Cross, Coghlanstown, Co. Kildare
Co. Kildare |
Crosses & Monuments
In a graveyard at Coghlanstown, County Kildare, there sits a low granite block that is easy to walk past and difficult to fully explain. Moss and lichen have colonised its surface, softening the edges of what is otherwise a precisely worked stone: sub-rectangular in shape, with rounded corners, measuring roughly 85 centimetres long, 73 centimetres wide, and only 40 centimetres high. Cut into its upper face is a deep rectangular mortice, a socket intended to receive the upright shaft of a cross. The cross itself is gone, and the base sits quietly in place, holding the shape of an absence.
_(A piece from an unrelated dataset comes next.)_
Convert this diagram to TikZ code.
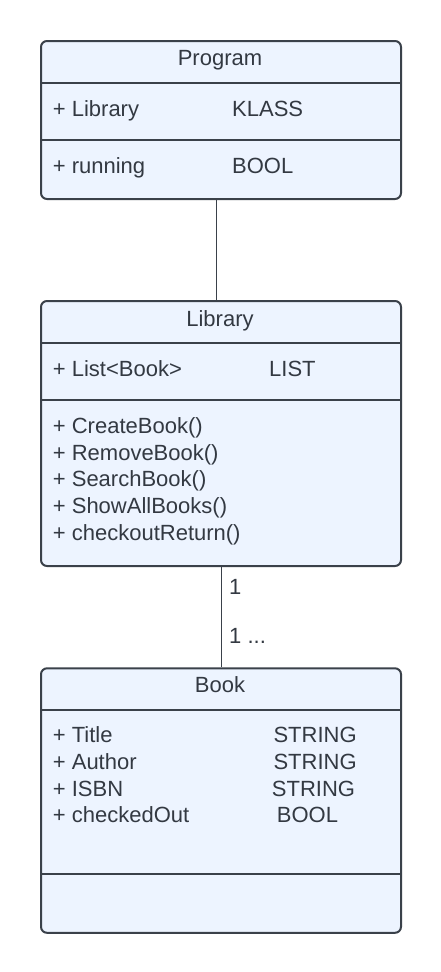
\documentclass[tikz,border=0pt]{standalone}
\usepackage{fontspec}
\setmainfont{Liberation Sans}
\usetikzlibrary{positioning}

\definecolor{umlfill}{RGB}{237,244,255}
\definecolor{umlline}{RGB}{58,65,74}
\definecolor{umltext}{RGB}{51,57,66}

\tikzset{
  classbox/.style={draw=umlline, line width=2pt, fill=umlfill, rounded corners=6pt, inner sep=0pt, anchor=north west},
  divider/.style={draw=umlline, line width=2pt},
  member/.style={anchor=base west, inner sep=0pt, text=umltext},
  title/.style={anchor=base, inner sep=0pt, text=umltext},
  link/.style={draw=umlline, line width=0.9pt},
}

\begin{document}
\begin{tikzpicture}[x=1pt, y=-1pt, font=\fontsize{22}{26.7}\selectfont]
\useasboundingbox (0,0) rectangle (440,972);

% Program
\node[classbox, minimum width=360pt, minimum height=158pt] (program) at (40,40) {};
\draw[divider] (program.west |- 0,82.7) -- (program.east |- 0,82.7);
\draw[divider] (program.west |- 0,140) -- (program.east |- 0,140);
\node[title] (programtitle) at (220,65.7) {Program};
\node[member] (proglib) at (52.7,116.7) {+ Library};
\node[member] (proglibtype) at (232,116.7) {KLASS};
\node[member] (progrun) at (52.7,173.5) {+ running};
\node[member] (progruntype) at (232,173.5) {BOOL};

% Library
\node[classbox, minimum width=360pt, minimum height=265pt] (library) at (40,300) {};
\draw[divider] (library.west |- 0,342.7) -- (library.east |- 0,342.7);
\draw[divider] (library.west |- 0,400) -- (library.east |- 0,400);
\node[title] (librarytitle) at (220,326) {Library};
\node[member] (liblist) at (52.7,376) {+ List<Book>};
\node[member] (liblisttype) at (269,376) {LIST};
\node[member] (libcreate) at (52.7,433.3) {+ CreateBook()};
\node[member] (libremove) at (52.7,460) {+ RemoveBook()};
\node[member] (libsearch) at (52.7,486.7) {+ SearchBook()};
\node[member] (libshow) at (52.7,513.3) {+ ShowAllBooks()};
\node[member] (libcheck) at (52.7,540) {+ checkoutReturn()};

% Book
\node[classbox, minimum width=360pt, minimum height=264.5pt] (book) at (40,667.3) {};
\draw[divider] (book.west |- 0,710) -- (book.east |- 0,710);
\draw[divider] (book.west |- 0,874) -- (book.east |- 0,874);
\node[title] (booktitle) at (220,692.7) {Book};
\node[member] (booktitle1) at (52.7,742.7) {+ Title};
\node[member] (booktitletype) at (273.3,742.7) {STRING};
\node[member] (bookauthor) at (52.7,769.3) {+ Author};
\node[member] (bookauthortype) at (273.3,769.3) {STRING};
\node[member] (bookisbn) at (52.7,796) {+ ISBN};
\node[member] (bookisbntype) at (271.7,796) {STRING};
\node[member] (bookout) at (52.7,822.7) {+ checkedOut};
\node[member] (bookouttype) at (276.7,822.7) {BOOL};

% links
\draw[link] ([xshift=-5pt]program.south) -- ([xshift=-5pt]library.north);
\draw[link] (library.south) -- (book.north);
\node[member] (multone) at (229,594.3) {1};
\node[member] (multmany) at (229,643.3) {1 ...};

\end{tikzpicture}
\end{document}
The block lies just to the north-east of a church within what may have been an early ecclesiastical enclosure, the kind of roughly circular or oval boundary that often surrounded early Irish monastic or religious settlements. About 850 metres to the east, a plain granite cross stands at the roadside, and it is possible that this wayside cross was originally the one that stood in this very socket before being moved or re-erected at its current location. The fit between base and cross has not been confirmed, but the proximity and the matching material make the connection a reasonable one to consider. If the theory holds, then what looks like a simple graveyard stone is actually the original foundation of a cross that has been separated from it, probably for centuries.